また、本実施の形態に係る動体検知機能付監視カメラ100は、対象デジタル画像において、固定物Stに起因したものであると判断された対象エッジ画素OGが複数存するとき、動体検知部80は、所定数の対象エッジ画素OG毎の座標比較処理の結果に基づいて、所定数の対象エッジ画素OG毎に揺れ量を求め、同一値である揺れ量が最も多い揺れ量に基づいて、補正処理を行う。
したがって、固定物Stに起因すると判断された対象エッジ画素OGが複数であったとしても、より適切な揺れ量を求めることができる。

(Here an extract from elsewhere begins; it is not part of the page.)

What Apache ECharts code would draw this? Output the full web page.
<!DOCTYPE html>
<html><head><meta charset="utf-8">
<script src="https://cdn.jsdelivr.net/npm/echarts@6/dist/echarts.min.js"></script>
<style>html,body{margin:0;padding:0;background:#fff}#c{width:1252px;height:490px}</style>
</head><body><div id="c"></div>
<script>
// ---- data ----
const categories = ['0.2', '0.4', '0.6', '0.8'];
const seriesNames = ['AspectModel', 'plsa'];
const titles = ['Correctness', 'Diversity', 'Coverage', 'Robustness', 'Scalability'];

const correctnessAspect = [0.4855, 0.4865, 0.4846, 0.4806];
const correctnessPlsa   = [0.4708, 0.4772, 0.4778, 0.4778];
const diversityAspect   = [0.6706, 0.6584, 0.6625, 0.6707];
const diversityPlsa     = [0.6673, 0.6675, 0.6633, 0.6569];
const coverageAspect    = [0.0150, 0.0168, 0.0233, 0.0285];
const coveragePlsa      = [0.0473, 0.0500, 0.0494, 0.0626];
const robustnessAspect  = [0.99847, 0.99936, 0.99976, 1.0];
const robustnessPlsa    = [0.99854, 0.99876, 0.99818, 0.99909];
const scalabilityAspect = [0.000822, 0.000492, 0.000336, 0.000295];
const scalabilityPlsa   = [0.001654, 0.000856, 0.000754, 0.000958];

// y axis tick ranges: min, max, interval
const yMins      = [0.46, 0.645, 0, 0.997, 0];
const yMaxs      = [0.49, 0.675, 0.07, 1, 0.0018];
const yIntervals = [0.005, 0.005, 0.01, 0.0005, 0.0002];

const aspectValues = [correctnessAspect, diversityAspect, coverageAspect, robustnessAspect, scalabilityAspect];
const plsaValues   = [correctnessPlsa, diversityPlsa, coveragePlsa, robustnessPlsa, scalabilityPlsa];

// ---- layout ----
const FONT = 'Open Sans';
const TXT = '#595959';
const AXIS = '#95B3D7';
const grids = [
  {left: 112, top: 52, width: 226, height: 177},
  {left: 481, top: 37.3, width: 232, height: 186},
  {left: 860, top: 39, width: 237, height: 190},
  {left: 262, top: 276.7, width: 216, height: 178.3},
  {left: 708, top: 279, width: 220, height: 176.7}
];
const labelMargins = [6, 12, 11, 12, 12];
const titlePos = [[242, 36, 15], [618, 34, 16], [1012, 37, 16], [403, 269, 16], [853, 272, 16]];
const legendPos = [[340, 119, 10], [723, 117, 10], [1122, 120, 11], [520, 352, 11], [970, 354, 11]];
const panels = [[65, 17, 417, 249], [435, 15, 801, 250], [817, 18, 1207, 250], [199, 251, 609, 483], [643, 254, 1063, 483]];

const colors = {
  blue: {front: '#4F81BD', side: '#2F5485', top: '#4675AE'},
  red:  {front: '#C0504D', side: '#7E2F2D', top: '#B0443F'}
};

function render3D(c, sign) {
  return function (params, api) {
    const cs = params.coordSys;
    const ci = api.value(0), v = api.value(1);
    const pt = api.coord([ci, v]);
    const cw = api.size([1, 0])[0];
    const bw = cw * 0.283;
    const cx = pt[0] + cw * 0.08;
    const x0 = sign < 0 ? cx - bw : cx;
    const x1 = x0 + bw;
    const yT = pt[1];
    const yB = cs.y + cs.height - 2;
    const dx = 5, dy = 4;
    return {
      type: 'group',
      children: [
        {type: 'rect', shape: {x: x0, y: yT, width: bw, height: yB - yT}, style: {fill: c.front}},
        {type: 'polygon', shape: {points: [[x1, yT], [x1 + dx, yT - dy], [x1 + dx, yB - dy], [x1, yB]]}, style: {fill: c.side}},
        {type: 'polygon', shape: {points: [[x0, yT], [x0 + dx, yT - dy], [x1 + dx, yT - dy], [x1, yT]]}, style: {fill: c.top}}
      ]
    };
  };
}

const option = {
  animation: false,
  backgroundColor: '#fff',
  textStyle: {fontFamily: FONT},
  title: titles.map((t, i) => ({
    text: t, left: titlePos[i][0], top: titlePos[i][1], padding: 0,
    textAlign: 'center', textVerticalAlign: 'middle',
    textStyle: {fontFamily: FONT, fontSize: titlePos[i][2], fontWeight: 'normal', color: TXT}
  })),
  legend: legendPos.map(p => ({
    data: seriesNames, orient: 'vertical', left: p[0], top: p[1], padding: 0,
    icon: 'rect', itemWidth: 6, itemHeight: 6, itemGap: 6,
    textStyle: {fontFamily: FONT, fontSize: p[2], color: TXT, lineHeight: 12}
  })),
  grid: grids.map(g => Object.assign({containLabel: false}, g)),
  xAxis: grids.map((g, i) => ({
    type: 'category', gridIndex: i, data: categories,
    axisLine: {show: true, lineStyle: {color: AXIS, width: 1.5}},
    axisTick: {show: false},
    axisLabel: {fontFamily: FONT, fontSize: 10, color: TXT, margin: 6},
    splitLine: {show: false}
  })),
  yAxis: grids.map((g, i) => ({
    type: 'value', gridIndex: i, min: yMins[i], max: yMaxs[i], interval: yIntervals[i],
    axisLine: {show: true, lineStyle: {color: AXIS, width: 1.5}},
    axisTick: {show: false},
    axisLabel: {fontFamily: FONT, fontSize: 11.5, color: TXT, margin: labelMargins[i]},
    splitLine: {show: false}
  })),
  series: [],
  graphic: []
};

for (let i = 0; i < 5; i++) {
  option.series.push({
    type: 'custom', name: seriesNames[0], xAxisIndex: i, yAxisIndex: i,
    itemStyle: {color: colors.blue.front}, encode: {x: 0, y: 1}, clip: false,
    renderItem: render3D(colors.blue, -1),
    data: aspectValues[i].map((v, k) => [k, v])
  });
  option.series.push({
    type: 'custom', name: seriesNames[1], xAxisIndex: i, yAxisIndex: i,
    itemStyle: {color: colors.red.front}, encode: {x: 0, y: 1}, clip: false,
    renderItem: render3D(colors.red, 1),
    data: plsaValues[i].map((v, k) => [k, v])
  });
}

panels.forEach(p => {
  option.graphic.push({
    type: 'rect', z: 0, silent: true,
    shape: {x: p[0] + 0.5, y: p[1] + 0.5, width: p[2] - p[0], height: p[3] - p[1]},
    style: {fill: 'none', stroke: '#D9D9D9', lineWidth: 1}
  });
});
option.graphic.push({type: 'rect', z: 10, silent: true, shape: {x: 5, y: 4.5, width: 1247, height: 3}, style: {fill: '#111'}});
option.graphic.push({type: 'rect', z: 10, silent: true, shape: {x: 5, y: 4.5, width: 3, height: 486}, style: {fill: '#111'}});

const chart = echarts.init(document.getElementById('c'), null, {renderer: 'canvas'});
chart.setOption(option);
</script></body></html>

また、本実施の形態に係る動体検知機能付監視カメラ100では、エッジ特徴性算出部50は、対象エッジ画素OG毎に、エッジ画素の連続長であるエッジ長を算出し、動体検知部80は、エッジ長が最長である対象エッジ画素OGから所定の番目の長さの対象エッジ画素OGまでの、所定数の対象エッジ画素の座標比較処理の結果に基づいて、所定数の対象エッジ画素OG毎に揺れ量を求め、同一値である揺れ量が最も多い揺れ量に基づいて、補正処理を行う。
したがって、様々なエッジ長を有する全対象エッジ画素OGを対象として揺れ量を求めることをしないので、適正な揺れ量をより短時間で求めることができる。